What can i do if I'm depressed and lying down on the bed all the time?
I'm married in India, I'm from Europe.
i love my husband, he's a nice man and shows much attention and love towards me but still, I am so lonely.
I have no friends here, i can't go out alone, most of the days I'm on the bed, in my room ( i don't go much out of the room coz we don't live alone but with in-laws n I can't communicate well because they don't understand English well but I understand their language only not able to respond back).
It irritates me that most of the time I do nothing, i can't even concentrate on my own work, I'm a designer and I think I need to go out more often for inspiration, how can someone do work and be inspired when sitting all the time in one room? Is it even possible? I don't know why I can't go out alone, maybe not so safe coz it's India, how should I live on my own? I'm dependent on my husband totally.
I talk only with him n when he's at the office, works at night I also don't sleep coz I'm alone, all night on phone,tv or I start designing something then I get negative thoughts n leave it.

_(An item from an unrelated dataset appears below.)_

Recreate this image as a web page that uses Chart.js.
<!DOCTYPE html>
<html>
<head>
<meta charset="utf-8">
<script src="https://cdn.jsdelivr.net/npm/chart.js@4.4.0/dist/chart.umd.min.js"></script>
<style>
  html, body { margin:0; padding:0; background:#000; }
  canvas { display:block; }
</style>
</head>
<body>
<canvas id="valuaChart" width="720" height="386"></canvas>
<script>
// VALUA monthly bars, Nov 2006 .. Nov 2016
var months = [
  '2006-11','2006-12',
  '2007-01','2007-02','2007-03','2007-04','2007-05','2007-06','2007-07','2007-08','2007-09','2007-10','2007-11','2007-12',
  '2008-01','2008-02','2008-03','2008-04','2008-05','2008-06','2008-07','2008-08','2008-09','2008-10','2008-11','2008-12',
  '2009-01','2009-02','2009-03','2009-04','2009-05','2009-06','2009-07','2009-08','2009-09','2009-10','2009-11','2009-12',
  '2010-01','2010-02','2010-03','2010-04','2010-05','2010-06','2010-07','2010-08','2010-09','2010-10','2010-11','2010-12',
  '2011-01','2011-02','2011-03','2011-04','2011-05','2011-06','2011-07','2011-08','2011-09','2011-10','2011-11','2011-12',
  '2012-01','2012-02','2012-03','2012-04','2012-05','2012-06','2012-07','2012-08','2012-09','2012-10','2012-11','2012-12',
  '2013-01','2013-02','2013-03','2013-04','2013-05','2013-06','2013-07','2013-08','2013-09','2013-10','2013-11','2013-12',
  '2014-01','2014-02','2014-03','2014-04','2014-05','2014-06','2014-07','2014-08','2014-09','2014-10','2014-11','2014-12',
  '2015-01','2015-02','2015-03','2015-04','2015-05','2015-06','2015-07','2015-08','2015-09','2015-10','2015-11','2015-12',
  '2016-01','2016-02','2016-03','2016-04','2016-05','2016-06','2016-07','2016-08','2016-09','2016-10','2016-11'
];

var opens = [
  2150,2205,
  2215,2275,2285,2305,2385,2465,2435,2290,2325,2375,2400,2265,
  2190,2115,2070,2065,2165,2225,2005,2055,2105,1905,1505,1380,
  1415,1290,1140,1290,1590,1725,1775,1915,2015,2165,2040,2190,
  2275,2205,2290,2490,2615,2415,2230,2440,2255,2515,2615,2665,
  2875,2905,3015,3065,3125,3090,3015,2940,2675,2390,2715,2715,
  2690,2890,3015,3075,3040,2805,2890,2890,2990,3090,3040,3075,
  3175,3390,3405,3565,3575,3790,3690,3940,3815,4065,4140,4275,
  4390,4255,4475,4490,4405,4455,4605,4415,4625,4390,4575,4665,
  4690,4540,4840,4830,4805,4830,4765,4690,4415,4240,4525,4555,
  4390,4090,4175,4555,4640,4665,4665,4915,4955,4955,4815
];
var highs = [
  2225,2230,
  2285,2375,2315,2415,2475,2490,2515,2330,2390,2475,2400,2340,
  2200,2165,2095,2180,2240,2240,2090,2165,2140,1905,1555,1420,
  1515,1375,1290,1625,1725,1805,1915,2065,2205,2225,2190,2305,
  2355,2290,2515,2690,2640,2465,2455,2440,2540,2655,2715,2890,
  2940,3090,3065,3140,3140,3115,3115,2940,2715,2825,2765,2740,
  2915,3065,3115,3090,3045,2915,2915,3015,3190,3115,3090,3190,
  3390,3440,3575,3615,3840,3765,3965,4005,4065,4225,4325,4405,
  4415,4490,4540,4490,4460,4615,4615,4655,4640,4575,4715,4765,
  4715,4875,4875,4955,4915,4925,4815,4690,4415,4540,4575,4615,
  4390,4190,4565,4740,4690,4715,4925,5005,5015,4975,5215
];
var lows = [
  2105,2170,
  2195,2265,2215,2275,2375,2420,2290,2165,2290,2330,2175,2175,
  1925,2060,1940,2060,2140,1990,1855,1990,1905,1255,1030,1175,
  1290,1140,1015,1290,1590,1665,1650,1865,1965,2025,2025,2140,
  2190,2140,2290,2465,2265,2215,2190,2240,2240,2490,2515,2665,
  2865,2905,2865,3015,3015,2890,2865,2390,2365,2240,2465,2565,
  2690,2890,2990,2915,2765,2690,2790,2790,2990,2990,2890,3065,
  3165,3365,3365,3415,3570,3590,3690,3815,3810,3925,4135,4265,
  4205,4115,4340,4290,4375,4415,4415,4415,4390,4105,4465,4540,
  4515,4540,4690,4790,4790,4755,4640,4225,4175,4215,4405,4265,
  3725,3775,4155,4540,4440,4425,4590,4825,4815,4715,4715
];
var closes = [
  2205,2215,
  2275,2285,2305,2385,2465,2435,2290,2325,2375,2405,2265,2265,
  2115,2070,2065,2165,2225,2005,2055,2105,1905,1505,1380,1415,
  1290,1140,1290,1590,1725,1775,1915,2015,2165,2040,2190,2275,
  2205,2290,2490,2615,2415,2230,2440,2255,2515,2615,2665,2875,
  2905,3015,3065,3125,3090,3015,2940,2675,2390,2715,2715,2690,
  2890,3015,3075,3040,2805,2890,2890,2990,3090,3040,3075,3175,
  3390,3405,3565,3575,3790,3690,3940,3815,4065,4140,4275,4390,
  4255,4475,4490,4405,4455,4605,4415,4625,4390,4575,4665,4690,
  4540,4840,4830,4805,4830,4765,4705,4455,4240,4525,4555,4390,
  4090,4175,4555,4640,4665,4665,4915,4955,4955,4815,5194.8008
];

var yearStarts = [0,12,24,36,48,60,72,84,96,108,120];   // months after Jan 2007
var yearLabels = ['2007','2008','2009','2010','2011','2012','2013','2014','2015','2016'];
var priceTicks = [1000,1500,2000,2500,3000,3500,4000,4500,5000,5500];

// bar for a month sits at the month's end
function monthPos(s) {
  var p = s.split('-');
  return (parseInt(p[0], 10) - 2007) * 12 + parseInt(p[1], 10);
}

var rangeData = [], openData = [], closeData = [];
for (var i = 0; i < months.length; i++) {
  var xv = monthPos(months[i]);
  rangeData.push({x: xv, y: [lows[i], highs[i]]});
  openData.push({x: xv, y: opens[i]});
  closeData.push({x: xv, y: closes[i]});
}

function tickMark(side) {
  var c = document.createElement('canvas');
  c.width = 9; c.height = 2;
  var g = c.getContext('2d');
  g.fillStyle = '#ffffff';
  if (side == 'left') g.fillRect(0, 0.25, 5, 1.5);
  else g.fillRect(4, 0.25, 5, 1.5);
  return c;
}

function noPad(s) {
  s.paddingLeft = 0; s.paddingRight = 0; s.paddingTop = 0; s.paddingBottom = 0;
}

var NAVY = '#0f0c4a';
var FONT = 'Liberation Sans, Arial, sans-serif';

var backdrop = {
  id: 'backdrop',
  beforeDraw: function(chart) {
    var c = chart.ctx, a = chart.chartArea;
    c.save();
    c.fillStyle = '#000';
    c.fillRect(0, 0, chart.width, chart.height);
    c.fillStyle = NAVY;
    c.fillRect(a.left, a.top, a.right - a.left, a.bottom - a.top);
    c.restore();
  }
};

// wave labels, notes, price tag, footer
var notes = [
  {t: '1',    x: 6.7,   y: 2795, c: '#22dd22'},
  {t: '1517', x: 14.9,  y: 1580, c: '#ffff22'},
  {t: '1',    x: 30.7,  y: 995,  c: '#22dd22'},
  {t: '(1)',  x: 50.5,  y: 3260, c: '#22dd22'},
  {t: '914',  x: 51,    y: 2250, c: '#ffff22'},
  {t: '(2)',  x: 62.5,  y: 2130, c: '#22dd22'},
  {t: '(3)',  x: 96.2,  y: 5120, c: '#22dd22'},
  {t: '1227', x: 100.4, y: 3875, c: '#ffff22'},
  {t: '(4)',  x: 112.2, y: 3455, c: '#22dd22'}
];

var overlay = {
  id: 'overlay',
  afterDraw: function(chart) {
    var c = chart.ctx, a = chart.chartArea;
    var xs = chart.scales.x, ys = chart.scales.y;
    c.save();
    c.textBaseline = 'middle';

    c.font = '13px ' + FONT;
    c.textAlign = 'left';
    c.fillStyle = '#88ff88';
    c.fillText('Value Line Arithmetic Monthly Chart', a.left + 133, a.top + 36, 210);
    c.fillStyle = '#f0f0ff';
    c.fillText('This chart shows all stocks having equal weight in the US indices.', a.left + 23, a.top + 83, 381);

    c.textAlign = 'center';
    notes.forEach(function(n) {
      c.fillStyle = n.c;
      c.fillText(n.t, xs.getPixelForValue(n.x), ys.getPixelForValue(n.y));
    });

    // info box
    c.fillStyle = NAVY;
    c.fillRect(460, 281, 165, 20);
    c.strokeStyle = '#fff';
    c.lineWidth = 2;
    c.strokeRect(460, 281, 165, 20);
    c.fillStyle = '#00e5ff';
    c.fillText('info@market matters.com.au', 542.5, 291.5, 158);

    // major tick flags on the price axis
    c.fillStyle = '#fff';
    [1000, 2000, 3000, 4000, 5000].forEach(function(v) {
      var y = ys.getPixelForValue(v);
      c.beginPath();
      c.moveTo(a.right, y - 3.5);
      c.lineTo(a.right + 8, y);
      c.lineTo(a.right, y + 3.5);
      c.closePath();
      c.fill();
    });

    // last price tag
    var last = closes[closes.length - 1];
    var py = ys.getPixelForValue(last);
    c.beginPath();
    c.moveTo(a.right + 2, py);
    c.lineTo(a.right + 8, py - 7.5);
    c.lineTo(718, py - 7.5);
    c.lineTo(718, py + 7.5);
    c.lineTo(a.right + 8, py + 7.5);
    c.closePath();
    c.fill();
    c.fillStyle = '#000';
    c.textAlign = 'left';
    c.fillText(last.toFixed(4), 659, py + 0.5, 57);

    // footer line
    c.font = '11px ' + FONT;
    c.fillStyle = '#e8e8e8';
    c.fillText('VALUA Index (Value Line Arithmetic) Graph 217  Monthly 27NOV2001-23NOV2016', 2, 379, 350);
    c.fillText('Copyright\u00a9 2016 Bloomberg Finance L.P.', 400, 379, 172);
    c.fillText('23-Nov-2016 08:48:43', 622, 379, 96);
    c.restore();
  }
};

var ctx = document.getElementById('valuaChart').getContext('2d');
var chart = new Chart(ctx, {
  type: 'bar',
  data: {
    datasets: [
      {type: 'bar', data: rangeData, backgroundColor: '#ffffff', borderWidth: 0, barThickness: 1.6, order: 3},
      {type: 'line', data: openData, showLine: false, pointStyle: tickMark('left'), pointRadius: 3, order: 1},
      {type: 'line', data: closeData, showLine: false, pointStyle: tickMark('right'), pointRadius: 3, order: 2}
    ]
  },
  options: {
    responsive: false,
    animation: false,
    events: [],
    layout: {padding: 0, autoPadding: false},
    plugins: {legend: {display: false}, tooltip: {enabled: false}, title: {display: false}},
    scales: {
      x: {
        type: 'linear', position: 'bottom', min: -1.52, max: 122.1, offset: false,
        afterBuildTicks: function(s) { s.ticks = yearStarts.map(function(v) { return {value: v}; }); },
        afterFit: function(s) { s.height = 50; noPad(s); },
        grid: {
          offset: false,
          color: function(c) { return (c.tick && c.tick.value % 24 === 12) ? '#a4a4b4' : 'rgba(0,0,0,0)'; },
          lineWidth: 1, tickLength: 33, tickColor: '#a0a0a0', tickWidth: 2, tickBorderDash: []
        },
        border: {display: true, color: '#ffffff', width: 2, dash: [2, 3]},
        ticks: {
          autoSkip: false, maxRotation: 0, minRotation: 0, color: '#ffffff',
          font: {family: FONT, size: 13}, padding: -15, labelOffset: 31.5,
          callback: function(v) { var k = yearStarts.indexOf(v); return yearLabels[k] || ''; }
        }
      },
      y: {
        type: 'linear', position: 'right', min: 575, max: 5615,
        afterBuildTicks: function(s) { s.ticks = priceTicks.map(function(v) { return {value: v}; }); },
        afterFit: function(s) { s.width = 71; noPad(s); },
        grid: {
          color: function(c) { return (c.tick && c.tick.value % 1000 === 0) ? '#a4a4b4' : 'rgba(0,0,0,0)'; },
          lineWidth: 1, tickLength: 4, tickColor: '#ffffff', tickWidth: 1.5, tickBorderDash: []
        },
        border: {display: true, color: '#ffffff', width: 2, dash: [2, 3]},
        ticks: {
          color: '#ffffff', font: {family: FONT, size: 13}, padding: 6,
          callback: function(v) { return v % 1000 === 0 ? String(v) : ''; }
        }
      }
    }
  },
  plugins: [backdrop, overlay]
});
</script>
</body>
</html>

I'm so fed up, always home.
I loved to do makeup now I don't do coz I go nowhere, also have no strength to get up sometimes maybe my body has become lazy.
I even get mad when my husband goes out cuz I'm alone, work is fine but see I gave up on everything and I'm here with him, why shouldn't he do little for me and spend time with me? If he wants to go out he should do it with me.
I think of suicide often but I know I'm not able to do it.